Extra beds to ease A&E crisis
Wednesday, December 03, 2008, 13:00
Fifty beds across in North Staffordshire will be made available immediately with the rest coming early in the New Year as patients continue to be stuck on trolleys in corridors.
The move comes as health officials gave a public pledge that the "unacceptable" scenes in the department will not be allowed to happen again. It is aimed at freeing some of the near-100 beds at the University Hospital of North Staffordshire blocked by patients whose treatment has been completed, but have no safe environment in which to recover fully.
And it is just part of a six-point plan drawn up by bosses at both the hospital and the area's two primary care trusts to tackle the crisis as the early onset of winter brings in even more cases.

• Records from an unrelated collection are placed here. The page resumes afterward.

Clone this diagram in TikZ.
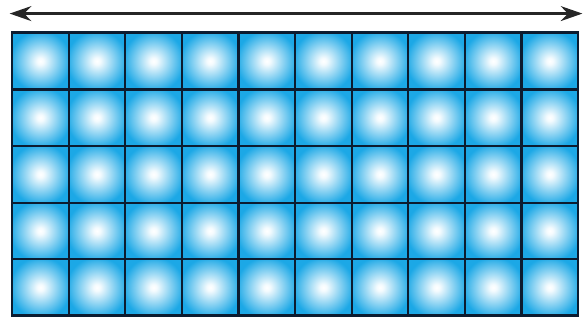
\documentclass[tikz,border=0pt]{standalone}
\usepackage{tikz}
\usetikzlibrary{arrows.meta, positioning}
\usepackage{xcolor}

\definecolor{cellblue}{RGB}{28,168,230}
\definecolor{gridline}{RGB}{12,28,48}
\pgfdeclareradialshading{cellglow}{\pgfpoint{0bp}{0bp}}{%
  color(0bp)=(white); color(3bp)=(white!95!cellblue); color(27bp)=(cellblue); color(50bp)=(cellblue)}

\tikzset{
  cell/.style={draw=gridline, line width=1.1pt, shading=cellglow,
    minimum size=1cm, inner sep=0pt, outer sep=0pt},
  span/.style={{Stealth[length=0.38cm,width=0.26cm]}-{Stealth[length=0.38cm,width=0.26cm]},
    line width=1.9pt, draw=black!85}
}

\begin{document}
\begin{tikzpicture}
  \useasboundingbox (0,0) rectangle (10.37,5.65);
  % grid of 10 x 5 cells
  \foreach \i in {0,...,9}
    \foreach \j in {0,...,4}
      \node[cell] (c-\i-\j) at (0.712+\i,0.57+\j) {};
  \draw[gridline, line width=1.4pt] (c-0-0.south west) rectangle (c-9-4.north east);
  % width arrow
  \coordinate (spanL) at (0.17,5.41);
  \coordinate (spanR) at (10.29,5.41);
  \draw[span] (spanL) -- (spanR);
\end{tikzpicture}
\end{document}
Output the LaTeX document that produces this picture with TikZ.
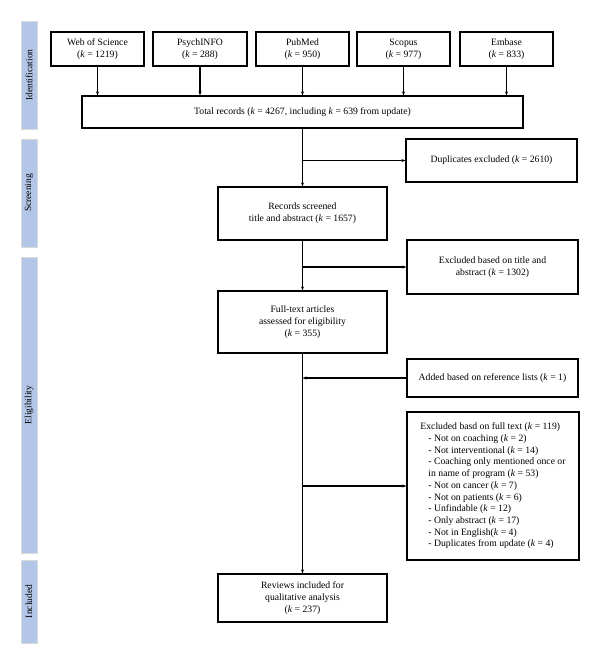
\documentclass[tikz,border=0pt]{standalone}
\usepackage{fontspec}
\setmainfont{Liberation Serif}
\usetikzlibrary{arrows.meta}
\definecolor{barblue}{HTML}{B4C6E7}
\newcommand{\kk}{\textit{k}}
\begin{document}
\begin{tikzpicture}[x=1pt,y=-1pt,
  box/.style={draw=black, line width=1.1pt, fill=white, align=center,
    font=\fontsize{9.7}{11.7}\selectfont, inner sep=2pt},
  arr/.style={-{Stealth[length=4pt,width=3pt]}, line width=1.1pt},
  bar/.style={rotate=90, fill=barblue, draw=gray!30, line width=0.6pt,
    minimum height=16pt, inner sep=0pt, font=\fontsize{9.5}{11}\selectfont}]
\useasboundingbox (0,0) rectangle (600,665);

% phase bars
\node[bar, minimum width=108pt] (bident) at (29,75) {Identification};
\node[bar, minimum width=108pt] (bscreen) at (29,193) {Screening};
\node[bar, minimum width=296pt] (belig) at (29,405) {Eligibility};
\node[bar, minimum width=83pt] (bincl) at (29,601.5) {Included};

% sources
\node[box, minimum width=93pt, minimum height=34pt] (wos) at (97.5,49) {Web of Science\\(\kk{} = 1219)};
\node[box, minimum width=94pt, minimum height=34pt] (psy) at (200,49) {PsychINFO\\(\kk{} = 288)};
\node[box, minimum width=93pt, minimum height=34pt] (pub) at (302.5,49) {PubMed\\(\kk{} = 950)};
\node[box, minimum width=93pt, minimum height=34pt] (sco) at (403.5,49) {Scopus\\(\kk{} = 977)};
\node[box, minimum width=93pt, minimum height=34pt] (emb) at (506.5,49) {Embase\\(\kk{} = 833)};

\node[box, minimum width=441pt, minimum height=32pt] (total) at (302.5,112) {Total records (\kk{} = 4267, including \kk{} = 639 from update)};

\node[box, minimum width=171pt, minimum height=43pt] (dup) at (491.5,160.5) {Duplicates excluded (\kk{} = 2610)};
\node[box, minimum width=169pt, minimum height=53pt] (screen) at (302.5,213.5) {Records screened\\title and abstract (\kk{} = 1657)};
\node[box, minimum width=171pt, minimum height=54pt] (extitle) at (492.5,267) {Excluded based on title and\\abstract (\kk{} = 1302)};
\node[box, minimum width=169pt, minimum height=62pt] (full) at (302.5,322) {Full-text articles\\assessed for eligibility\\(\kk{} = 355)};
\node[box, minimum width=171pt, minimum height=38pt] (added) at (492.5,378) {Added based on reference lists (\kk{} = 1)};
\node[box, align=left, minimum width=172pt, minimum height=148pt] (exfull) at (493,486) {Excluded basd on full text (\kk{} = 119)\\
\hspace*{8pt}- Not on coaching (\kk{} = 2)\\
\hspace*{8pt}- Not interventional (\kk{} = 14)\\
\hspace*{8pt}- Coaching only mentioned once or\\
\hspace*{8pt}in name of program (\kk{} = 53)\\
\hspace*{8pt}- Not on cancer (\kk{} = 7)\\
\hspace*{8pt}- Not on patients (\kk{} = 6)\\
\hspace*{8pt}- Unfindable (\kk{} = 12)\\
\hspace*{8pt}- Only abstract (\kk{} = 17)\\
\hspace*{8pt}- Not in English(\kk{} = 4)\\
\hspace*{8pt}- Duplicates from update (\kk{} = 4)};
\node[box, minimum width=169pt, minimum height=48pt] (rev) at (302.5,598) {Reviews included for\\qualitative analysis\\(\kk{} = 237)};

% connectors
\foreach \s in {wos,psy,pub,sco,emb}
  \draw[arr] (\s.south) -- (\s.south |- total.north);
\draw[arr] (total.south) -- (screen.north);
\draw[arr] (total.south |- dup.west) -- (dup.west);
\draw[arr] (screen.south) -- (full.north);
\draw[arr] (screen.south |- extitle.west) -- (extitle.west);
\draw[arr] (full.south) -- (rev.north);
\draw[arr] (added.west) -- (added.west -| full.south);
\draw[arr] (full.south |- exfull.west) -- (exfull.west);
\end{tikzpicture}
\end{document}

The others include more rigorous checking to make sure the complex has 12 empty beds by 2pm each day for new admissions and a push to discharge 50 patients a day where it is safe to do so - a 25 per cent increase.
In addition, a recently-opened unit staffed by GPs to help people not ill enough to need an A&E doctor will extend its operation to seven days a week. Hospital staff will also advise patients if they can be better treated at other settings such as their local surgery.
And a troubleshooter has been appointed to make sure ambulances can offload patients and get back on the road quicker.
The improvements come after national auditors produced detailed data on causes for the bottlenecks and found ambulances were bringing in blue-light emergencies every four minutes to make it the busiest hospital in the West Midlands.
Officials hope the measures will help the complex hit Government treatment time targets it has been badly missing in the past few weeks.